Book on his night stand: I’m reading a book right now called The Trouble with Islam Today by a female Muslim named Irshad Manji. I’ve always been fascinated by different religions.

iPod tunes on repeat: I still like Linda Ronstadt. My favorite is “Different Drum,” a song from when she was still with the Stone Poneys.

Restaurant of the hour: Old Guardhouse Inn in Gladwyne. Nothing on the Main Line comes close to it.

One thing he knows for sure: That the most important thing is your family and your faith. Friends and everything else come well after that.

Very own vici: The thing I’m most proud of is a bank I started in 1985 with a small group of investors.

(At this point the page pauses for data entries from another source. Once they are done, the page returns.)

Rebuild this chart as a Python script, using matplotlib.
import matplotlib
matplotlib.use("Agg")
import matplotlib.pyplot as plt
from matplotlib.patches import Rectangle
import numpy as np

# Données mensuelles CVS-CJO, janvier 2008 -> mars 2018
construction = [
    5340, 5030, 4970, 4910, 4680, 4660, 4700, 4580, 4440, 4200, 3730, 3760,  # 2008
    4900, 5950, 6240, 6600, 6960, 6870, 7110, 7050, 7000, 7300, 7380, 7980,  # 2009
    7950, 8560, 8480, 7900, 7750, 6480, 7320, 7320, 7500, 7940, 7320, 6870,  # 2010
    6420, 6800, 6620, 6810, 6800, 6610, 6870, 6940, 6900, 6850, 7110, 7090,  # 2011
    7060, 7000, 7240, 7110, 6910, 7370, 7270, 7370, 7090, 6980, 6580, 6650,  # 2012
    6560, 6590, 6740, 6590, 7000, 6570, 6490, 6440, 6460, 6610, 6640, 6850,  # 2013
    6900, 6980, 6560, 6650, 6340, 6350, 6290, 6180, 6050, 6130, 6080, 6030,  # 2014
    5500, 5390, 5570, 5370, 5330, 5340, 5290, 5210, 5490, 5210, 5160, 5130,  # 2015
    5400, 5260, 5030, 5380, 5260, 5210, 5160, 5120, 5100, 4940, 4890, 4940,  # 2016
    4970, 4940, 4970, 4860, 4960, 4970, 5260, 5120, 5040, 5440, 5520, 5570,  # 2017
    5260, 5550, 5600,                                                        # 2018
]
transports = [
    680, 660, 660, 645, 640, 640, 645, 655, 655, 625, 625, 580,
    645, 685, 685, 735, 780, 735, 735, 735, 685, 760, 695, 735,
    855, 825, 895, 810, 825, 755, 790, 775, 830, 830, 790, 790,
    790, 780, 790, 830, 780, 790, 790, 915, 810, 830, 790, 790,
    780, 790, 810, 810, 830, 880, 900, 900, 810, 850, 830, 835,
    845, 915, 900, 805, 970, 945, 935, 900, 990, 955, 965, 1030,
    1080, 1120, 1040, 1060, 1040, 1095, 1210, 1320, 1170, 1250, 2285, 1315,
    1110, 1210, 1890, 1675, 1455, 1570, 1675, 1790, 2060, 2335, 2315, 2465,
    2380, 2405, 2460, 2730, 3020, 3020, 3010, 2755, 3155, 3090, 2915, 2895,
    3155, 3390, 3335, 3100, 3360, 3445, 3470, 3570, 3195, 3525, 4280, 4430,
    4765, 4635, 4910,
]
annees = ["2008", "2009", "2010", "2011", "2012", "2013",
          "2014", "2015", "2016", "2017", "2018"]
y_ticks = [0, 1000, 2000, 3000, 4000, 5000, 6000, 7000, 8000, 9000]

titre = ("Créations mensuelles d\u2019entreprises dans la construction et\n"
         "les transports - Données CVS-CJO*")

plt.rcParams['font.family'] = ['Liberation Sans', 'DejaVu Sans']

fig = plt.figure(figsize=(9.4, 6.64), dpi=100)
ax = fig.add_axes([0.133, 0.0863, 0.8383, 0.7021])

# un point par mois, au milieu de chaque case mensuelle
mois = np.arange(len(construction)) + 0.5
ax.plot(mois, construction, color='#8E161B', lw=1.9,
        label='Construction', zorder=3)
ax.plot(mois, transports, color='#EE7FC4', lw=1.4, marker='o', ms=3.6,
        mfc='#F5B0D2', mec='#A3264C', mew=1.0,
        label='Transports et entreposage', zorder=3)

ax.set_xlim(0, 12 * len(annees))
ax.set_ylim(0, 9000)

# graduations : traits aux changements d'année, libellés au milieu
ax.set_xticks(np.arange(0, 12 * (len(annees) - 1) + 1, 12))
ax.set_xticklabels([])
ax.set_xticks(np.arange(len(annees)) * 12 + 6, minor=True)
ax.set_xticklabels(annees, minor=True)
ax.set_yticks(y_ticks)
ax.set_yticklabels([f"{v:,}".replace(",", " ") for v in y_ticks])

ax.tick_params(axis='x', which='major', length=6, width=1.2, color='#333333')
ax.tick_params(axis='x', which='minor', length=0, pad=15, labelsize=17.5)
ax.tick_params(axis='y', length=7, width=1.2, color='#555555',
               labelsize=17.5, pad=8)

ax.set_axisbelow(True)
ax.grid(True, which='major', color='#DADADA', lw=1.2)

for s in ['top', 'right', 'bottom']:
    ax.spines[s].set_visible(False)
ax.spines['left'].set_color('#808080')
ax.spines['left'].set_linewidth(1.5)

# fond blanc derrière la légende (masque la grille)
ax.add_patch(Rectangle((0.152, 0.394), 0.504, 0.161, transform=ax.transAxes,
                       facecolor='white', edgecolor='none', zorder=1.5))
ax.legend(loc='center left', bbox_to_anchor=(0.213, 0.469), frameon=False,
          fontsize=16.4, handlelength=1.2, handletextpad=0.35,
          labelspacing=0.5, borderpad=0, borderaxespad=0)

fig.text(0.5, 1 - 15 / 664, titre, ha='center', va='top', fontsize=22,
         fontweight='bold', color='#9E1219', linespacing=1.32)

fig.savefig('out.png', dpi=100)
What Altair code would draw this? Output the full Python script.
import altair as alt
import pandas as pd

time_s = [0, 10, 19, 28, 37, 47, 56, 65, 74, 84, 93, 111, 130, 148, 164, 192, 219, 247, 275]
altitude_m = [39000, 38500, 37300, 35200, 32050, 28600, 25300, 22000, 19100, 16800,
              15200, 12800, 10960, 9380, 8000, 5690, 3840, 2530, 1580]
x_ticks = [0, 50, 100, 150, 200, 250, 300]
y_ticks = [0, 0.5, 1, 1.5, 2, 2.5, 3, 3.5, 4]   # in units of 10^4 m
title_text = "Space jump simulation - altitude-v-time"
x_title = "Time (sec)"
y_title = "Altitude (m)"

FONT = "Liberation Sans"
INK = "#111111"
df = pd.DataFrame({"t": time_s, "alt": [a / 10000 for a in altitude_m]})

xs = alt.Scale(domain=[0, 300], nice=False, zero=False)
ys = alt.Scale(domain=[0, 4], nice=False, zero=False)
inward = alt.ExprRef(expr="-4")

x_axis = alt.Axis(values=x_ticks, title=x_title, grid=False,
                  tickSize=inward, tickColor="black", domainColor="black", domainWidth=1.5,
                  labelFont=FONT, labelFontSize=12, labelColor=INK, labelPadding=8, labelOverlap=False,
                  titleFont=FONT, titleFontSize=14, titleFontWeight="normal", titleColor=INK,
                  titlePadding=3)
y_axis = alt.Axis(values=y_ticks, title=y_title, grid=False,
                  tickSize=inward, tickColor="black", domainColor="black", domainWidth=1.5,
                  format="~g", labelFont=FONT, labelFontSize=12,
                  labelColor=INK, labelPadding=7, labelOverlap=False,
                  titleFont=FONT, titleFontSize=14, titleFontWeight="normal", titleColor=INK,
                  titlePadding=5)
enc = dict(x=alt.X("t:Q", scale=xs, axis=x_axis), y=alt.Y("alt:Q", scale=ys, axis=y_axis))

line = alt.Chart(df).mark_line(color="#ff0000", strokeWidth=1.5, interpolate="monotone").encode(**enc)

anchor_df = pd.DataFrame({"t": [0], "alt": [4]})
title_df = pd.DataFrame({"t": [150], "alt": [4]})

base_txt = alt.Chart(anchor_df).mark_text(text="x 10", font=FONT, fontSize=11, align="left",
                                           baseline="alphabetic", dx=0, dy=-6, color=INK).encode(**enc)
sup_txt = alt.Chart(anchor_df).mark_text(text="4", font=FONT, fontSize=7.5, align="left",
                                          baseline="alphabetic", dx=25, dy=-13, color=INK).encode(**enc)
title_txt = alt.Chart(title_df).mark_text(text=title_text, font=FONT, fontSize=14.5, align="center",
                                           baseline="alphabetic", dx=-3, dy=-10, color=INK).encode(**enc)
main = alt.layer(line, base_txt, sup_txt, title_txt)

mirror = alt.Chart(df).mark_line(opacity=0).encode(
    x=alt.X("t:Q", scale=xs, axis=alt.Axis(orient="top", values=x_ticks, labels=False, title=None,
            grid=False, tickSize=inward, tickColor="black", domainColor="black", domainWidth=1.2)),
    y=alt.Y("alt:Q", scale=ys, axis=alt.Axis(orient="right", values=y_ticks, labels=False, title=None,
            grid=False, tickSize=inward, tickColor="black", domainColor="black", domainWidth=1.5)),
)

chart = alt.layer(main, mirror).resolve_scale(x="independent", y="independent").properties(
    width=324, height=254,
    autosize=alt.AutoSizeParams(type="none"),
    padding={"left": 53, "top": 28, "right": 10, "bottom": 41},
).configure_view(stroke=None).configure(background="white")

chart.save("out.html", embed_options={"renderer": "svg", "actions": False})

We sold the bank seven years later with a return to the original investors of almost 600 percent.

Zen destination: We go to the Tryall Club in Jamaica three or four times a year. I like to play golf where there aren’t too many people around.

If he had an extra hour each day, he would: Read. I have a large stack of books and periodicals next to my bed that’s gaining on me.

Pet peeve: People who don’t keep their word. When you come across one, just get rid of them.

Life view: chance or fate? Definitely fate. You have to work as hard as you can, but you can’t help anything that happens after that. Being fatalistic is also one of the best ways to handle stress, and it’s a confirmation of my spiritual view that there is something out there bigger than us.

Most marked characteristic: Hopefully I come across as friendly and trustworthy.

Mantra: We’re all accountable for our actions.